# Goal
Leaving out every picture, copy the lines of the data exactly, from the first through the line containing "import * as echarts".
- - - - -
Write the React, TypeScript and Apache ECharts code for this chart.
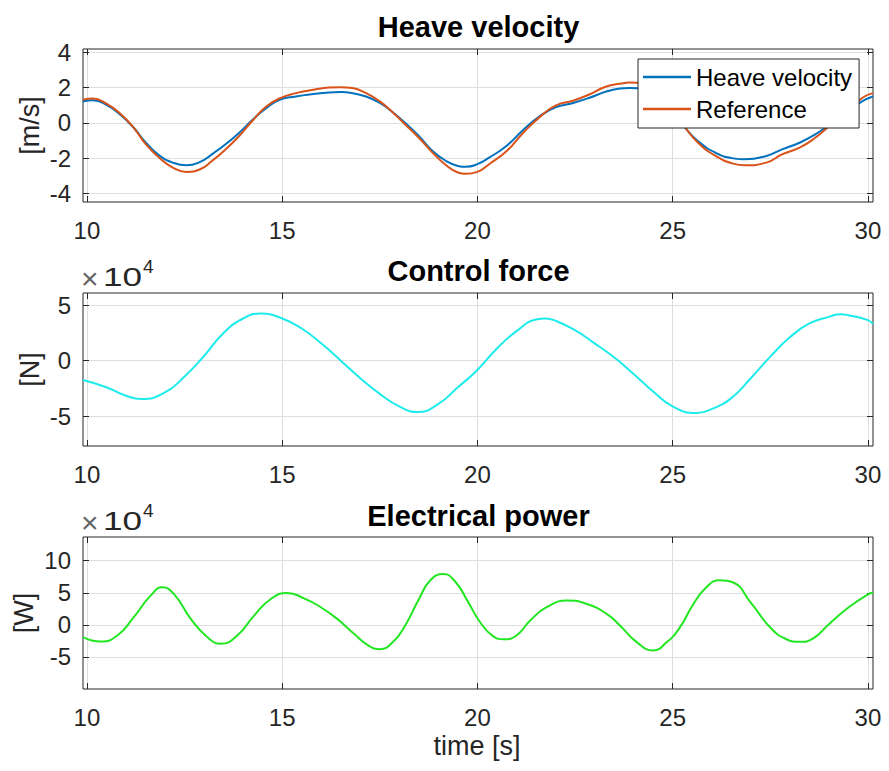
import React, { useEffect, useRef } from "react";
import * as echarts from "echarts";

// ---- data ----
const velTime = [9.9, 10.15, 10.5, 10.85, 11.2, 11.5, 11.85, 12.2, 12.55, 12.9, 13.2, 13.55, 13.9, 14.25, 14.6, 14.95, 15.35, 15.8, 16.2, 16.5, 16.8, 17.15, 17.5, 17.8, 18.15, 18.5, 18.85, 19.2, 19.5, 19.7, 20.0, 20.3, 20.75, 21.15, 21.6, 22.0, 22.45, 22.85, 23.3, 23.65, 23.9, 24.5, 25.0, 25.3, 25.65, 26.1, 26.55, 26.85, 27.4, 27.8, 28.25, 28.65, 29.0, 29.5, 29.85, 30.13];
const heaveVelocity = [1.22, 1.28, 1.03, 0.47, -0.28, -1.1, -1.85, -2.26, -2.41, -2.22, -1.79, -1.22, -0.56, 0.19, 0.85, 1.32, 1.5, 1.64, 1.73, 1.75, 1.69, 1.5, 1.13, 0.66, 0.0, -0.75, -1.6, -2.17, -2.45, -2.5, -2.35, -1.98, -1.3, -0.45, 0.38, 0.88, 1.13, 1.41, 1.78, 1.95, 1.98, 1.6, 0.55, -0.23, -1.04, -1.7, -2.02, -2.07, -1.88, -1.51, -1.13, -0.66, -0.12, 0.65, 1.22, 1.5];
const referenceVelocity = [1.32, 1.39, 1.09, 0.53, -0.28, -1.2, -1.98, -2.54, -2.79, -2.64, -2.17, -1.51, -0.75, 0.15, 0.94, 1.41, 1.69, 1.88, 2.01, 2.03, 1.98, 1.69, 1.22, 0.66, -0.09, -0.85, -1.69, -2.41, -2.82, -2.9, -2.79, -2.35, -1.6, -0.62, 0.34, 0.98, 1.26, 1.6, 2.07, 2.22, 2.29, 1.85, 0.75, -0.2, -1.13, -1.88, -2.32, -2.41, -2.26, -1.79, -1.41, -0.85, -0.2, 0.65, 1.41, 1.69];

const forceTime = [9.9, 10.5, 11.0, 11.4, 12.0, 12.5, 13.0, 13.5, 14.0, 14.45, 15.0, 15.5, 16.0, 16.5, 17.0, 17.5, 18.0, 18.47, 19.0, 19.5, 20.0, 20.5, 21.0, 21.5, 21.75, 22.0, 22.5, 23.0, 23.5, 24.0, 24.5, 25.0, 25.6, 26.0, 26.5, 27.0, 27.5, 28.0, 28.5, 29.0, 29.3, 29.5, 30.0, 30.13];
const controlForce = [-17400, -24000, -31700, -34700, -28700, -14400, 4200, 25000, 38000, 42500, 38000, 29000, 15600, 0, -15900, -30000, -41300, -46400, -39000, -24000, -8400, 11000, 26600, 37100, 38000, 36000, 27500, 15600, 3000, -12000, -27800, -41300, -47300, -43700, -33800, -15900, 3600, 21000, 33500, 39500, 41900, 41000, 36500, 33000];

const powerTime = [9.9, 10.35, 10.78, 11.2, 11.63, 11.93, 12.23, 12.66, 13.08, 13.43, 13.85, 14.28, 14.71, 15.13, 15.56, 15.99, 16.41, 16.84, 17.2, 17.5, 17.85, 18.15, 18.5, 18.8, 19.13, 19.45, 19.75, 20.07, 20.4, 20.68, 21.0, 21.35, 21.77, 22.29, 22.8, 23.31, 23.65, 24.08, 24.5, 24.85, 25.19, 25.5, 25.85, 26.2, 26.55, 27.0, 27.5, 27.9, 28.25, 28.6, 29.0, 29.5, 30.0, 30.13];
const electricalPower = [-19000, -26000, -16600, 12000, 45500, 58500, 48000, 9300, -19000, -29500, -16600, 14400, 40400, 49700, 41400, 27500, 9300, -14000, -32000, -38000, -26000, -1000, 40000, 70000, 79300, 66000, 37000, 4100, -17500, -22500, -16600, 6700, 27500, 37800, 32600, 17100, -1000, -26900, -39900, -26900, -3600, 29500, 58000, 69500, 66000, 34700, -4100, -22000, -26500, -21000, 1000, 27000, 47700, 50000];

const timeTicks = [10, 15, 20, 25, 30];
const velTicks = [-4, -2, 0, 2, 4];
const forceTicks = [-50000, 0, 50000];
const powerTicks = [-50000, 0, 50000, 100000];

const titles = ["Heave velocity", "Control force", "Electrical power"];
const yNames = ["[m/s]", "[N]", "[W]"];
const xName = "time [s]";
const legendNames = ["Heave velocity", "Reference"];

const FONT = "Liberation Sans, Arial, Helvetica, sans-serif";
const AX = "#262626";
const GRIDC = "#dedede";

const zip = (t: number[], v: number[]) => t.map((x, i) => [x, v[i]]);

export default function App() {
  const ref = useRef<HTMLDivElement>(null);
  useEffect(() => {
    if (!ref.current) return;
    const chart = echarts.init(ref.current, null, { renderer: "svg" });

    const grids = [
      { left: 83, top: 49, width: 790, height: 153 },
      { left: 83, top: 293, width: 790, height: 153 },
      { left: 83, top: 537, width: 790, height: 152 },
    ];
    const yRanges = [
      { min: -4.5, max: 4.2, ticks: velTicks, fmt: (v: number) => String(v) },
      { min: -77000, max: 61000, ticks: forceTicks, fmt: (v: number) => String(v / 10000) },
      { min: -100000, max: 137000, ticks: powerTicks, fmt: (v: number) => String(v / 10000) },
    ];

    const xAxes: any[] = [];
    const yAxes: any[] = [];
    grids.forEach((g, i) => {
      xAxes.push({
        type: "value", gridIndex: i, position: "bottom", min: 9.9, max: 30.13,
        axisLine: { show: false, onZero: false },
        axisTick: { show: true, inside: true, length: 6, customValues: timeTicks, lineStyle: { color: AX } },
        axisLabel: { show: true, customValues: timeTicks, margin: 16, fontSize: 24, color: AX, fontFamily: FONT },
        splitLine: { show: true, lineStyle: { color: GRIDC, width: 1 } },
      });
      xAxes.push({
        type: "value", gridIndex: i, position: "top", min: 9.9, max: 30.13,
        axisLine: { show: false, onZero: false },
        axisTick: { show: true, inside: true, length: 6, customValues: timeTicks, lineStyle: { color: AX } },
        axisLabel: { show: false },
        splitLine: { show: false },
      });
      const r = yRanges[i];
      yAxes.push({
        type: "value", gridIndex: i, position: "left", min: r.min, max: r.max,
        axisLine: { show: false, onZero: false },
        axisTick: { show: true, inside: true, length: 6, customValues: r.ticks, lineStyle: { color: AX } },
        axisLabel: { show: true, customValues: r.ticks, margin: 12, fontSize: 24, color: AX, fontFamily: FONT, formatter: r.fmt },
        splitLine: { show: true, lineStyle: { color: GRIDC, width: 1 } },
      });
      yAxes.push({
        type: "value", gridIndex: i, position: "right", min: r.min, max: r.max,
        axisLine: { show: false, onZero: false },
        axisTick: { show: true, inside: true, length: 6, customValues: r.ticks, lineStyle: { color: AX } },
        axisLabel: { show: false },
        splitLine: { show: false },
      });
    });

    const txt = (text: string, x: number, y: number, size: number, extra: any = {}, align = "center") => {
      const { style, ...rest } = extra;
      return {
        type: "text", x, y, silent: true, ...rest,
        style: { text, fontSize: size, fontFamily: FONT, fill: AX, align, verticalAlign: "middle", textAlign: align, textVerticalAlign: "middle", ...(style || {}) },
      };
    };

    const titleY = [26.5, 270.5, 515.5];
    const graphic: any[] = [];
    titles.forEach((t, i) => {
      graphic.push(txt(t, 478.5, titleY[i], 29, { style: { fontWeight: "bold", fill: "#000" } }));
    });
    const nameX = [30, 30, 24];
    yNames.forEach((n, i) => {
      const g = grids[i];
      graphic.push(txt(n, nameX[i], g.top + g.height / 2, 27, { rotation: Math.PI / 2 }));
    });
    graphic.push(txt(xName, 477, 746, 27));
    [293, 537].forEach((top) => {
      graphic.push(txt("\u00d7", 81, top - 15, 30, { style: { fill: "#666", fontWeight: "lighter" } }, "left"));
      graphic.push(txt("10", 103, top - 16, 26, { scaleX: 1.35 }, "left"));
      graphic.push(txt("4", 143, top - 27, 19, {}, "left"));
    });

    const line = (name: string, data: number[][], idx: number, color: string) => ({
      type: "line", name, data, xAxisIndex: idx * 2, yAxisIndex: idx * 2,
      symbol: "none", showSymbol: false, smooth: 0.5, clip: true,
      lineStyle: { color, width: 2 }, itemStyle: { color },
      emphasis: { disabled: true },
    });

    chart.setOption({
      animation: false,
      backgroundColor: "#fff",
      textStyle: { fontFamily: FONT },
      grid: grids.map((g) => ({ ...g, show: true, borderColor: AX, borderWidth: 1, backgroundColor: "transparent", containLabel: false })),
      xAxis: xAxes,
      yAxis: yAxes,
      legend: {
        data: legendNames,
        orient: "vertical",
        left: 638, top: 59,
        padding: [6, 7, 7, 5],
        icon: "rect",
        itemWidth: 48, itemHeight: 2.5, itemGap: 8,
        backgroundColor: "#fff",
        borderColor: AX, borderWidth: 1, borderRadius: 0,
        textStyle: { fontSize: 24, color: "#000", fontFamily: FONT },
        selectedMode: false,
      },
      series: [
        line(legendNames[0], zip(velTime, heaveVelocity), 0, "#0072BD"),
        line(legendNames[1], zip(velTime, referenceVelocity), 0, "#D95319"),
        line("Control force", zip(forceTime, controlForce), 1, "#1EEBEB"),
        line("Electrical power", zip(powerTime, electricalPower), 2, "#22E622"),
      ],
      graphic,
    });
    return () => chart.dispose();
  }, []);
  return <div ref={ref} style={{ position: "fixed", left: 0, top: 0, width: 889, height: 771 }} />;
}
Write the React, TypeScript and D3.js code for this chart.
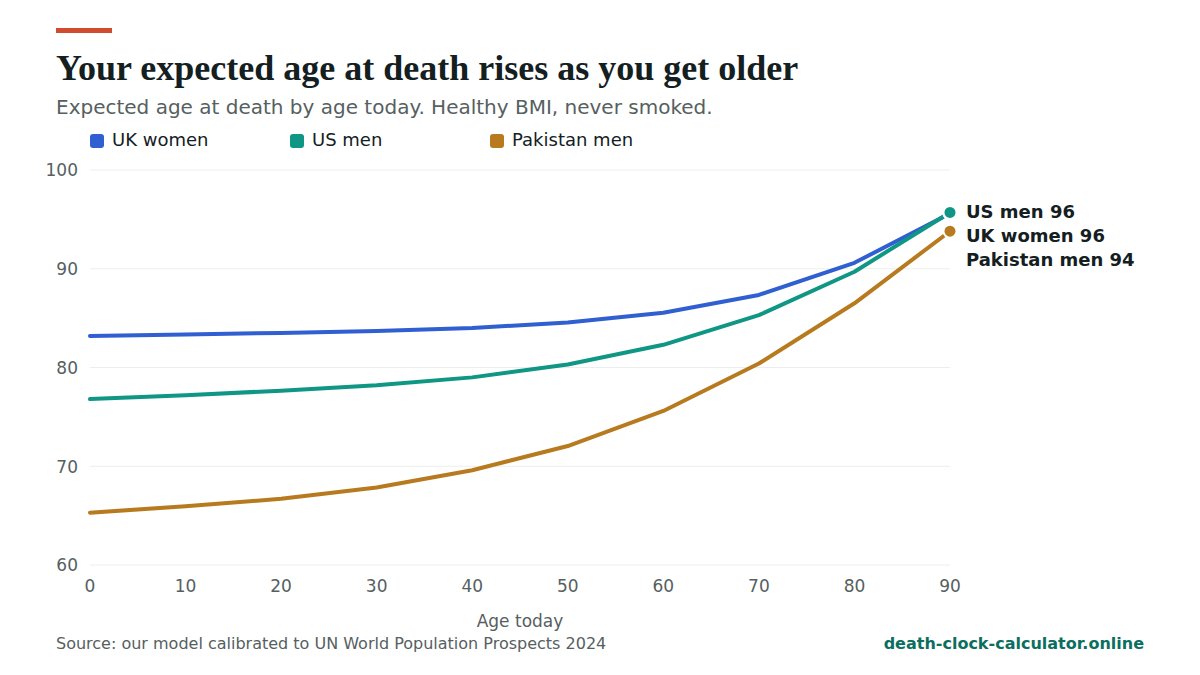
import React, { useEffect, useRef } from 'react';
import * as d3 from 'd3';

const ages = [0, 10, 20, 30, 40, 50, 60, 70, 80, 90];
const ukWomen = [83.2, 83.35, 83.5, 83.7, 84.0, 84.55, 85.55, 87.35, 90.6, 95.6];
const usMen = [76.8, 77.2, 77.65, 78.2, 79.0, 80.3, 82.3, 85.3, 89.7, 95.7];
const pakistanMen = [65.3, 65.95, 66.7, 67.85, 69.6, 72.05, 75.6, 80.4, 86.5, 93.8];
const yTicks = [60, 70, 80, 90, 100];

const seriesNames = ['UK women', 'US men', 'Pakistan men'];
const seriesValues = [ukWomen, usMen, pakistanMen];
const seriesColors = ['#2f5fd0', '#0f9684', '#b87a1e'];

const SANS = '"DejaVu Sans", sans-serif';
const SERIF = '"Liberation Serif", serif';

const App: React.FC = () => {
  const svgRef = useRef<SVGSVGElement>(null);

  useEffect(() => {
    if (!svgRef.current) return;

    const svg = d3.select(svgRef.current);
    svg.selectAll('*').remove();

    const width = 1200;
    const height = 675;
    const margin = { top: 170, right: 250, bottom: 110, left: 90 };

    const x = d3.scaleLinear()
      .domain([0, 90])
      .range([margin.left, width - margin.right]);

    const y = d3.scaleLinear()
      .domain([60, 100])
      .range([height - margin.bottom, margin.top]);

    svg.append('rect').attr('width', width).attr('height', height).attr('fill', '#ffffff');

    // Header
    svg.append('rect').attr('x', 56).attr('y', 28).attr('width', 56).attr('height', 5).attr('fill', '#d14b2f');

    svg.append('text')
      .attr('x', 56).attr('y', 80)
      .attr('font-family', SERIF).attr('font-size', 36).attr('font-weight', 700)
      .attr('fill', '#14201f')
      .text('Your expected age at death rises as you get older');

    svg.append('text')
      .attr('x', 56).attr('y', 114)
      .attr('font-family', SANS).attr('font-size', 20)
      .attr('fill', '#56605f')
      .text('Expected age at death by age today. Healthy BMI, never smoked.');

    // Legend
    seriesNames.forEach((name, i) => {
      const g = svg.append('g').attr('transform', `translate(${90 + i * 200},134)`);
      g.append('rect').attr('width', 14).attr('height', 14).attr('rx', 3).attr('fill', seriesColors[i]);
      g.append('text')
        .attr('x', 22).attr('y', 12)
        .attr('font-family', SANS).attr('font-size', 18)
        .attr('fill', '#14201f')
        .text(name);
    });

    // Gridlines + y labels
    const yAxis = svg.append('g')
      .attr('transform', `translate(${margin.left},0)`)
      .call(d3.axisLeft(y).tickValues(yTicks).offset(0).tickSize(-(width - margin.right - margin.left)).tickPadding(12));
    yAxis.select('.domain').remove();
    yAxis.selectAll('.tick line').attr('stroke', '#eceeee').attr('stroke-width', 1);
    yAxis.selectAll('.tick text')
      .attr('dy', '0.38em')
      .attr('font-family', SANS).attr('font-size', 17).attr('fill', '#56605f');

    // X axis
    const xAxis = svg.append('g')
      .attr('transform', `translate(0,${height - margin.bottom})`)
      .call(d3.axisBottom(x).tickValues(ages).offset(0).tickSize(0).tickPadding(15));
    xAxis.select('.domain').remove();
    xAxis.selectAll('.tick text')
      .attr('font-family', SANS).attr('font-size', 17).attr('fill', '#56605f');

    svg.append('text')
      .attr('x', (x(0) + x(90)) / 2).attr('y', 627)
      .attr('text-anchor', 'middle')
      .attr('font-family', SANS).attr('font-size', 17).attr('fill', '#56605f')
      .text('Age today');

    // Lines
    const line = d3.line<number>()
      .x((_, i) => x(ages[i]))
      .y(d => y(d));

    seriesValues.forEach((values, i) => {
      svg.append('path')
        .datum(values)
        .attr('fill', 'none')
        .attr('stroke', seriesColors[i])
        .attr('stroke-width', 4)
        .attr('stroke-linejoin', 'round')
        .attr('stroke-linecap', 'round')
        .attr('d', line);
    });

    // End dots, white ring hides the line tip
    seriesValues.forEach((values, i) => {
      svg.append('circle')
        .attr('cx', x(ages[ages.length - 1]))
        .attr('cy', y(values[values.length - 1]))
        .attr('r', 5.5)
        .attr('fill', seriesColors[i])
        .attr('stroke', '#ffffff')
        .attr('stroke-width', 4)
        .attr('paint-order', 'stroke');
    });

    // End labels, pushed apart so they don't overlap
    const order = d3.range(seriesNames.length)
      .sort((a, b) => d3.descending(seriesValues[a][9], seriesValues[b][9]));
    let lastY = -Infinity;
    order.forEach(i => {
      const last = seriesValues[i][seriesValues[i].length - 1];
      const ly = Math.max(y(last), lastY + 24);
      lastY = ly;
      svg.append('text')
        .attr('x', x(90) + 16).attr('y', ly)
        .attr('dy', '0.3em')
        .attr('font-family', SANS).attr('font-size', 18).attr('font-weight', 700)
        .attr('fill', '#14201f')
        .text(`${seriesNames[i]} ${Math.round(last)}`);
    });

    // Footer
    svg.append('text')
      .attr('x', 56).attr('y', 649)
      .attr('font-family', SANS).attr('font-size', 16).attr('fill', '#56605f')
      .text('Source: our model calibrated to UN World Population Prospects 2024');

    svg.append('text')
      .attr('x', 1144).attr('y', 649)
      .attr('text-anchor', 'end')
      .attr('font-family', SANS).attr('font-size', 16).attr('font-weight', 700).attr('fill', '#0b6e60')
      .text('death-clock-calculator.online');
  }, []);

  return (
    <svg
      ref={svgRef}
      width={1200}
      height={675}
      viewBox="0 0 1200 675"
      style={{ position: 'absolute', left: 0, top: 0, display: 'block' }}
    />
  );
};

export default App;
- - - - -
# Solution to this task
Write the React, TypeScript and Apache ECharts code for this chart.
import React, { useEffect, useRef } from "react";
import * as echarts from "echarts";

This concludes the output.